On the other hand, the comedian ignores his own advice by rushing Revelation‘s release. A typical stand-up special marks the culmination of several months’ — if not years’ — worth of work. Comics endeavoring to tape a new concert film will write enough material to fill an hour, or an hour and a half, then try it out in small venues until it’s ready to tour. From there, they will take the new show out on the road and continuously fine-tune it along the way. The result? A comedy show that, while temporally removed from current events, isn’t based solely on the “initial reactions” Chappelle warns against in Equanimity. Like anyone who stands too close to the elephant, most stand-ups take a step back and think about their jokes before recording a new hour.
Equanimity and, judging by their respective timelines, The Age of Spin and Deep in the Heart of Texas, operate accordingly. An abandoned HBO special, Texas, was based on a tour Chappelle recorded for HBO in April 2015 before throwing his hat in with Netflix. Meanwhile, Spin was taped in March 2016 and released a year later on the streaming platform. As for Equanimity, that it contains references to the controversial Caitlyn Jenner jokes from Spin marks it as a more recent (and timely) special. Even so, enough time passed between then and its release on New Year’s Day to suggest he had taken a few steps back before continuing that particular discussion.
This is not the case with Revelation. Taped just before Thanksgiving during a small show at The Comedy Store in Los Angeles, Chappelle’s fourth special is so close to the elephant, all anyone can see is the “penis-like skin” Equanimity warns about. He jokes about the firing of CBS anchor Charlie Rose over accusations of sexual misconduct barely a month after it happened, in what amounts to Revelation‘s rush to produce more Chappelle-branded content. To some degree, he recognizes how poorly thought out this material is — especially when he repeatedly says “I shouldn’t say this,” like the chorus to an annoyingly catchy song.
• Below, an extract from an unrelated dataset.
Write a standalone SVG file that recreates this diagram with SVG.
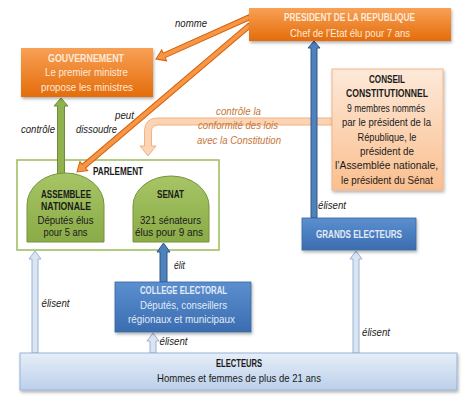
<svg xmlns="http://www.w3.org/2000/svg" width="474" height="402" viewBox="0 0 474 402">
<defs>
<linearGradient id="gOr" x1="0" y1="0" x2="0" y2="1"><stop offset="0" stop-color="#f8a055"/><stop offset="1" stop-color="#e46c0a"/></linearGradient>
<linearGradient id="gPe" x1="0" y1="0" x2="0" y2="1"><stop offset="0" stop-color="#fde9d9"/><stop offset="1" stop-color="#fabf8f"/></linearGradient>
<linearGradient id="gGr" x1="0" y1="0" x2="0" y2="1"><stop offset="0" stop-color="#a7c565"/><stop offset="1" stop-color="#8aab48"/></linearGradient>
<linearGradient id="gBl" x1="0" y1="0" x2="0" y2="1"><stop offset="0" stop-color="#5b8fd0"/><stop offset="1" stop-color="#3b6db0"/></linearGradient>
<linearGradient id="gLb" x1="0" y1="0" x2="0" y2="1"><stop offset="0" stop-color="#e6eef8"/><stop offset="1" stop-color="#bcd0ea"/></linearGradient>
<filter id="sh" x="-10%" y="-10%" width="120%" height="130%"><feDropShadow dx="1" dy="2" stdDeviation="1.5" flood-color="#000" flood-opacity="0.3"/></filter>
</defs>
<style>
text{font-family:"Liberation Sans",Arial,sans-serif;text-anchor:middle}
.t{font-size:10.5px;font-weight:bold}
.b{font-size:10.5px}
.w{fill:#fdeada}
.wb{fill:#e2ebf6}
.k{fill:#1a1a1a}
.lab{font-size:10px;font-style:italic;fill:#222}
.olab{font-size:10.5px;font-style:italic;fill:#c5763a}
.orArr{fill:#f79646;stroke:#d2620c;stroke-width:1}
.grArr{fill:#8fb24f;stroke:#6e8c36;stroke-width:1}
.blArr{fill:#4f81bd;stroke:#2f5687;stroke-width:1}
.lbArr{fill:#dbe5f1;stroke:#95b3d7;stroke-width:1}
</style>
<rect width="474" height="402" fill="#fff"/>

<g id="parlement">
<rect x="17" y="160" width="202" height="90" fill="#fff" stroke="#9bbb59" stroke-width="1.5"/>
<text x="118" y="175" class="t k" textLength="50" lengthAdjust="spacingAndGlyphs">PARLEMENT</text>
</g>

<g id="connectors">
<polygon class="grArr" points="57.5,185 57.5,106 54,106 61,98 68,106 64.5,106 64.5,185"/>
<path class="orArr" transform="translate(250,17) rotate(155.9)" d="M0,-2.5 H94 V-6 L103,0 L94,6 V2.5 H0 Z"/>
<path class="orArr" transform="translate(250,25) rotate(139.65)" d="M0,-2.5 H218 V-6 L227,0 L218,6 V2.5 H0 Z"/>
<path d="M332,118 H158 Q144.5,118 144.5,131.5 V146 H140 L148,156 L156,146 H151.5 V131.5 Q151.5,125 158,125 H332 Z" fill="#fbd4b4" stroke="#f0b185" stroke-width="1"/>
<polygon class="blArr" points="311,218 311,48 308,48 314,41 320,48 317,48 317,218"/>
<polygon class="blArr" points="160,282 160,252 157,252 163.5,243 170,252 167,252 167,282"/>
<polygon class="lbArr" points="32,353 32,259 29,259 35,251 41,259 38,259 38,353"/>
<polygon class="lbArr" points="150,353 150,341 147,341 153,333 159,341 156,341 156,353"/>
<polygon class="lbArr" points="353,353 353,259 350,259 356,251 362,259 359,259 359,353"/>
<text x="191" y="27" class="lab" textLength="32" lengthAdjust="spacingAndGlyphs">nomme</text>
<text x="124.5" y="119" class="lab" textLength="19" lengthAdjust="spacingAndGlyphs">peut</text>
<text x="96.5" y="133" class="lab" textLength="41" lengthAdjust="spacingAndGlyphs">dissoudre</text>
<text x="38" y="133" class="lab" textLength="34" lengthAdjust="spacingAndGlyphs">contrôle</text>
<text x="238.5" y="115" class="olab" textLength="45" lengthAdjust="spacingAndGlyphs">contrôle la</text>
<text x="238" y="129" class="olab" textLength="80" lengthAdjust="spacingAndGlyphs">conformité des lois</text>
<text x="239" y="144" class="olab" textLength="84" lengthAdjust="spacingAndGlyphs">avec la Constitution</text>
<text x="332" y="209" class="lab" textLength="28" lengthAdjust="spacingAndGlyphs">élisent</text>
<text x="179.5" y="269" class="lab" textLength="11" lengthAdjust="spacingAndGlyphs">élit</text>
<text x="55.5" y="307" class="lab" textLength="28" lengthAdjust="spacingAndGlyphs">élisent</text>
<text x="173.5" y="345" class="lab" textLength="28" lengthAdjust="spacingAndGlyphs">élisent</text>
<text x="376" y="336" class="lab" textLength="28" lengthAdjust="spacingAndGlyphs">élisent</text>
</g>

<g id="president">
<rect x="249" y="8" width="202" height="33" fill="url(#gOr)" filter="url(#sh)"/>
<text x="349.5" y="21" class="t w" textLength="131" lengthAdjust="spacingAndGlyphs">PRESIDENT DE LA REPUBLIQUE</text>
<text x="350" y="37" class="b w" textLength="120" lengthAdjust="spacingAndGlyphs">Chef de l’Etat élu pour 7 ans</text>
</g>

<g id="gouvernement">
<rect x="21" y="48" width="132" height="49" fill="url(#gOr)" filter="url(#sh)"/>
<text x="86" y="62" class="t w" textLength="76" lengthAdjust="spacingAndGlyphs">GOUVERNEMENT</text>
<text x="86.5" y="76" class="b w" textLength="83" lengthAdjust="spacingAndGlyphs">Le premier ministre</text>
<text x="87" y="91" class="b w" textLength="92" lengthAdjust="spacingAndGlyphs">propose les ministres</text>
</g>

<g id="conseil">
<rect x="332" y="69" width="111" height="121" fill="url(#gPe)" stroke="#f2b488" stroke-width="1" filter="url(#sh)"/>
<text x="387" y="83" class="t k" textLength="36" lengthAdjust="spacingAndGlyphs">CONSEIL</text>
<text x="387" y="97" class="t k" textLength="82" lengthAdjust="spacingAndGlyphs">CONSTITUTIONNEL</text>
<text x="386" y="112" class="b k" textLength="78" lengthAdjust="spacingAndGlyphs">9 membres nommés</text>
<text x="386.5" y="126" class="b k" textLength="89" lengthAdjust="spacingAndGlyphs">par le président de la</text>
<text x="387" y="141" class="b k" textLength="59" lengthAdjust="spacingAndGlyphs">République, le</text>
<text x="387" y="155" class="b k" textLength="54" lengthAdjust="spacingAndGlyphs">président de</text>
<text x="386.5" y="169" class="b k" textLength="103" lengthAdjust="spacingAndGlyphs">l’Assemblée nationale,</text>
<text x="387" y="184" class="b k" textLength="92" lengthAdjust="spacingAndGlyphs">le président du Sénat</text>
</g>

<g id="assemblee">
<path d="M27,242 V205 A38.5,32 0 0 1 104,205 V242 Z" fill="url(#gGr)" stroke="#76923c" stroke-width="1"/>
<text x="66" y="198" class="t k" textLength="50" lengthAdjust="spacingAndGlyphs">ASSEMBLEE</text>
<text x="66" y="210" class="t k" textLength="50" lengthAdjust="spacingAndGlyphs">NATIONALE</text>
<text x="65.5" y="224" class="b k" textLength="56" lengthAdjust="spacingAndGlyphs">Députés élus</text>
<text x="65.5" y="236" class="b k" textLength="44" lengthAdjust="spacingAndGlyphs">pour 5 ans</text>
</g>

<g id="senat">
<path d="M133,242 V206 A38,30 0 0 1 209,206 V242 Z" fill="url(#gGr)" stroke="#76923c" stroke-width="1"/>
<text x="170.5" y="198" class="t k" textLength="27" lengthAdjust="spacingAndGlyphs">SENAT</text>
<text x="170.5" y="224" class="b k" textLength="61" lengthAdjust="spacingAndGlyphs">321 sénateurs</text>
<text x="169" y="236" class="b k" textLength="68" lengthAdjust="spacingAndGlyphs">élus pour 9 ans</text>
</g>

<g id="grands-electeurs">
<rect x="302" y="218" width="114" height="32" fill="url(#gBl)" stroke="#3a679e" stroke-width="0.8" filter="url(#sh)"/>
<text x="359" y="238" class="t wb" textLength="86" lengthAdjust="spacingAndGlyphs">GRANDS ELECTEURS</text>
</g>

<g id="college">
<rect x="115" y="282" width="136" height="50" fill="url(#gBl)" stroke="#3a679e" stroke-width="0.8" filter="url(#sh)"/>
<text x="183.5" y="294" class="t wb" textLength="87" lengthAdjust="spacingAndGlyphs">COLLEGE ELECTORAL</text>
<text x="183.5" y="309" class="b wb" textLength="87" lengthAdjust="spacingAndGlyphs">Députés, conseillers</text>
<text x="181.5" y="323" class="b wb" textLength="107" lengthAdjust="spacingAndGlyphs">régionaux et municipaux</text>
</g>

<g id="electeurs">
<rect x="20" y="353" width="437" height="37" fill="url(#gLb)" stroke="#95b3d7" stroke-width="1" filter="url(#sh)"/>
<text x="239" y="367" class="t k" textLength="46" lengthAdjust="spacingAndGlyphs">ELECTEURS</text>
<text x="239" y="382" class="b k" textLength="164" lengthAdjust="spacingAndGlyphs">Hommes et femmes de plus de 21 ans</text>
</g>
</svg>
But Chappelle presses forward with his admittedly unpleasant jokes that, by and large, are far more nasty than not.
“They took everything from Louis,” Chappelle says of what Louis C.K. lost because of the allegations made against him. “It might be disproportionate. I can’t tell.” Everyone falls silent, waiting for the kind of problematic twist such a setup might inspire in Chappelle’s hands. Instead, he reacts to the original New York Times report, which included an account by Abby Schachner, a young comedian whose encounter with C.K. ultimately “discouraged her from pursuing comedy.” Though Chappelle doesn’t name her, the “joke” that follows appears to target Schachner’s story. “One woman said, ‘Louis C.K. masturbating in front of me ruined my comedy dreams,'” he says. “Well then I daresay, madam, you may have never had a dream. Come on man, that’s a brittle spirit. That is a brittle-ass spirit.”
Chappelle extends this into a much larger bit about J. Edgar Hoover’s file on Martin Luther King Jr. and other tangentially related items. Some of it demonstrates his ability to take a step back from his initial reaction and think about what he wants to say, but the jab at Schachner does not. (Nor do many other instances exactly like this one.) There’s no guarantee Chappelle wouldn’t have made such a bullying statement had he postponed the taping long enough to work out the kinks, of course. However, it’s telling that he chose not follow his own advice and crank out Revelation as quickly as possible. It suggests he cares far less about the process of telling a good joke and more about being the first to say anything at all — no matter how lazy.